Далее, в который раз, Скобелев вспоминает свою обиду. «Я Петербург знаю — в 1877 г., по окончании ферганской войны, потратив на нее не более 500 000, захватив более ста орудий, с отрядом, никогда не превышавшим 3 тыс. человек, я был принят хуже последнего негодяя; теперь ожидаю гораздо худшего, ибо ныне „немец изволит быть недоволен“».
Как видно, мрачные мысли и готовность «надеть фрак» владели Скобелевым на пути в Россию. Однако, после границы, настроение у него несколько поднялось. Причина — горячие овации и заверения в поддержке многочисленных друзей (не без некоторого кликушества со стороны его усердных почитателей), не говоря уже о военной среде, близкой «белому генералу» по своим воинственным настроениям.
Надо сказать, высшее руководство России было поставлено Скобелевым в довольно затруднительное положение. Даже несмотря на желание некоторых министров, об отставке генерала не могло быть и речи — на такой вызов русской общественности и русской армии нельзя было решиться. Кроме того, они понимали, что военный и административный авторитет Скобелева так высок, что его отставка в гораздо большей степени подорвала бы устои армии, чем политические выходки генерала.

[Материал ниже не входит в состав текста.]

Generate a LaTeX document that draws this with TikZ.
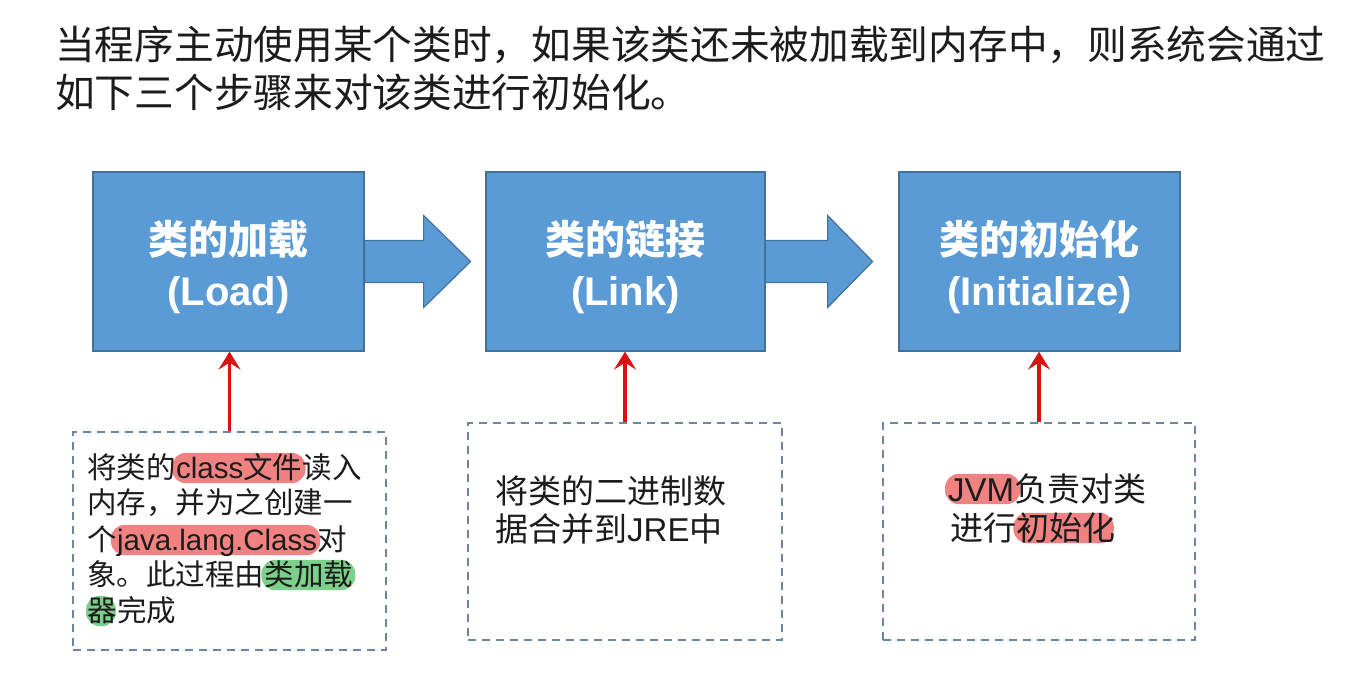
\documentclass[tikz,border=0pt]{standalone}
\usepackage{fontspec}
\setmainfont{Noto Sans CJK SC}
\newfontfamily\lat{Liberation Sans}
\usetikzlibrary{arrows.meta,calc}
\pgfdeclarelayer{bg}
\pgfsetlayers{bg,main}
\definecolor{boxblue}{RGB}{91,155,213}
\definecolor{boxedge}{RGB}{65,113,156}
\definecolor{dashc}{RGB}{106,134,164}
\definecolor{arrred}{RGB}{214,18,18}
\definecolor{hlred}{RGB}{240,130,130}
\definecolor{hlgreen}{RGB}{125,208,140}
\definecolor{txt}{RGB}{28,28,28}
\tikzset{
  stage/.style={draw=boxedge, line width=1.2pt, fill=boxblue, minimum height=179pt, inner sep=0pt},
  stagetext/.style={anchor=base, inner sep=0pt, text=white, font=\fontsize{40}{48}\selectfont\bfseries},
  blockarrow/.style={draw=boxedge, line width=1.2pt, fill=boxblue, line join=miter},
  notebox/.style={draw=dashc, line width=2.5pt, dash pattern=on 8pt off 6pt, minimum height=217pt, inner sep=0pt},
  redarr/.style={draw=arrred, line width=3.5pt, -{Stealth[width=22pt,length=18pt,inset=7pt]}},
  ln/.style={anchor=base west, inner sep=0pt, text=txt},
  fsA/.style={font=\fontsize{29.5}{35}\selectfont},
  fsB/.style={font=\fontsize{33}{40}\selectfont},
  hA/.style={text height=25pt, text depth=5pt},
  hB/.style={text height=27pt, text depth=3pt},
  title/.style={anchor=base west, inner sep=0pt, text=txt, font=\fontsize{39.7}{50}\selectfont},
  pillred/.style={fill=hlred, rounded corners=14pt},
  pillgreen/.style={fill=hlgreen, rounded corners=14pt}
}
\begin{document}
\begin{tikzpicture}[x=1pt,y=-1pt]
\useasboundingbox (0,0) rectangle (1367,686);

% title
\node[title] (ti1) at (55,59) {当程序主动使用某个类时，如果该类还未被加载到内存中，则系统会通过};
\node[title] (ti2) at (55,107) {如下三个步骤来对该类进行初始化。};

% stage boxes
\node[stage, minimum width=271pt] (b1) at (228.5,261.5) {};
\node[stage, minimum width=279pt] (b2) at (625.5,261.5) {};
\node[stage, minimum width=281pt] (b3) at (1039.5,261.5) {};
\node[stagetext] (b1t) at (228.5,254) {类的加载};
\node[stagetext] (b1l) at (228.5,305) {\lat (Load)};
\node[stagetext] (b2t) at (625.5,254) {类的链接};
\node[stagetext] (b2l) at (625.5,305) {\lat (Link)};
\node[stagetext] (b3t) at (1039.5,254) {类的初始化};
\node[stagetext] (b3l) at (1039.5,305) {\lat (Initialize)};

% block arrows
\draw[blockarrow] ([yshift=21pt]b1.east) -- ++(59,0) -- ++(0,-25) -- ++(47,46) -- ++(-47,46) -- ++(0,-25) -- ++(-59,0) -- cycle;
\draw[blockarrow] ([yshift=21pt]b2.east) -- ++(62,0) -- ++(0,-25) -- ++(45,46) -- ++(-45,46) -- ++(0,-25) -- ++(-62,0) -- cycle;

% note boxes
\node[notebox, minimum width=313pt, minimum height=218pt] (d1) at (229.5,541) {};
\node[notebox, minimum width=314pt] (d2) at (625,531.5) {};
\node[notebox, minimum width=312pt] (d3) at (1039,531.5) {};

% red arrows
\draw[redarr] (d1.north) -- (d1.north |- b1.south);
\draw[redarr] (d2.north) -- (d2.north |- b2.south);
\draw[redarr] (d3.north) -- (d3.north |- b3.south);

% note 1 text
\node[ln,fsA] (n1a) at (87,478) {将类的};
\node[ln,fsA,hA] (n1b) at (n1a.base east) {{\lat class}文件};
\node[ln,fsA] (n1c) at (n1b.base east) {读入};
\node[ln,fsA] (n2a) at (87,513) {内存，并为之创建一};
\node[ln,fsA] (n3a) at (87,550) {个};
\node[ln,fsA,hA] (n3b) at (n3a.base east) {\lat java.lang.Class};
\node[ln,fsA] (n3c) at (n3b.base east) {对};
\node[ln,fsA] (n4a) at (87,585) {象。此过程由};
\node[ln,fsA,hA] (n4b) at (n4a.base east) {类加载};
\node[ln,fsA,hA] (n5a) at (87,621) {器};
\node[ln,fsA] (n5b) at (n5a.base east) {完成};

% note 2 text
\node[ln,fsB] (m1) at (495,503) {将类的二进制数};
\node[ln,fsB] (m2) at (495,541) {据合并到{\lat JRE}中};

% note 3 text
\node[ln,fsB,hB] (k1a) at (948,501) {\lat JVM};
\node[ln,fsB] (k1b) at (k1a.base east) {负责对类};
\node[ln,fsB] (k2a) at (950,540) {进行};
\node[ln,fsB,hB] (k2b) at (k2a.base east) {初始化};

% background and highlights
\begin{pgfonlayer}{bg}
\fill[white] (0,0) rectangle (1367,686);
\fill[pillred] ([xshift=-4pt]n1b.south west) rectangle ([xshift=3pt]n1b.north east);
\fill[pillred] ([xshift=-6pt]n3b.south west) rectangle ([xshift=3pt]n3b.north east);
\fill[pillgreen] ([xshift=-3pt]n4b.south west) rectangle ([xshift=2pt]n4b.north east);
\fill[pillgreen] ([xshift=-1pt]n5a.south west) rectangle ([xshift=-1pt]n5a.north east);
\fill[pillred] ([xshift=-3pt]k1a.south west) rectangle ([xshift=6pt]k1a.north east);
\fill[pillred] ([xshift=-3pt]k2b.south west) rectangle ([xshift=-2pt]k2b.north east);
\end{pgfonlayer}
\end{tikzpicture}
\end{document}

У Скобелева, разумеется, имелось достаточно доброжелателей в высших кругах, чтобы смягчить предстоящий прием Александром III. Были нажаты многие пружины. В этом направлении, например, действовали и граф Игнатьев и Катков, который в передовых статьях «Московских ведомостей» старался сгладить неблагоприятное впечатление от парижского выступления Скобелева, пользуясь поправками в интервью генерала с английскими и немецкими корреспондентами.
Военный министр генерал Банковский встретил М. Д. Скобелева выговором, но последний, «как высокопревосходительный (Ванновский только превосходительный), принял наказание довольно фамильярно, сказал, что он сам сожалеет».
Генерал Ванновский в разговоре с Перетцом высказан мысль, что государь «любит Скобелева и сочувствует истинно национальному его направлению». Но военный министр считал Скобелева человеком несколько опасным. «Нельзя ему доверить корпуса на западной границе, — сейчас возникнут столкновения с Германией и Австрией — может быть, он даже сам постарается их вызвать». Конечно, трудно предположить, чтобы корпусной командир в каком-нибудь Минске мог вызвать столкновение с Германией. «Скобелева, — замечает далее Ванновский, — надо поставить самостоятельно. Главнокомандующий он был бы отличный, если же подчинить его кому-нибудь, то нельзя поздравить то лицо, которому он будет подчинен: жалобам и интригам не будет конца».
Таким образом, можно было ожидать, что Скобелев получит назначение вроде туркестанского генерал-губернатора. Сама по себе мысль назначить Скобелева начальником края, который он очень хорошо знал, имела свою логику и никого бы не удивила. Очень возможно, что на этом посту он чувствовал бы себя более самостоятельно, чем в роли корпусного командира в это трудное для себя бремя, но в тот период своей политической популярности, когда в Западной Европе загорелась его звезда, назначение его в далекий Туркестан, хотя бы и на высокий пост, могло рассматриваться только как почетная ссылка.
Благополучно прошла и встреча с Александром III 7 (19) марта, во время которой Скобелеву каким-то образом удалось отвести от себя императорский гнев.
Вот что рассказывал генерал Витмер об этой встрече со слов дежурного свитского генерала. Император, «когда доложили о приезде Скобелева, очень сердито приказал позвать приехавшего в кабинет. Скобелев вошел туда крайне сконфуженным и — но прошествии двух часов вышел веселым и довольным». Витмер добавляет (передавая распространившееся тогда мнение): «Нетрудно сообразить, что если суровый император, не любивший шутить, принял Скобелева недружелюбно, то не может он распекать целых два часа! Очевидно, талантливый честолюбец успел заразить миролюбивого государя своими взглядами на нашу политику в отношении Германии и других соседей».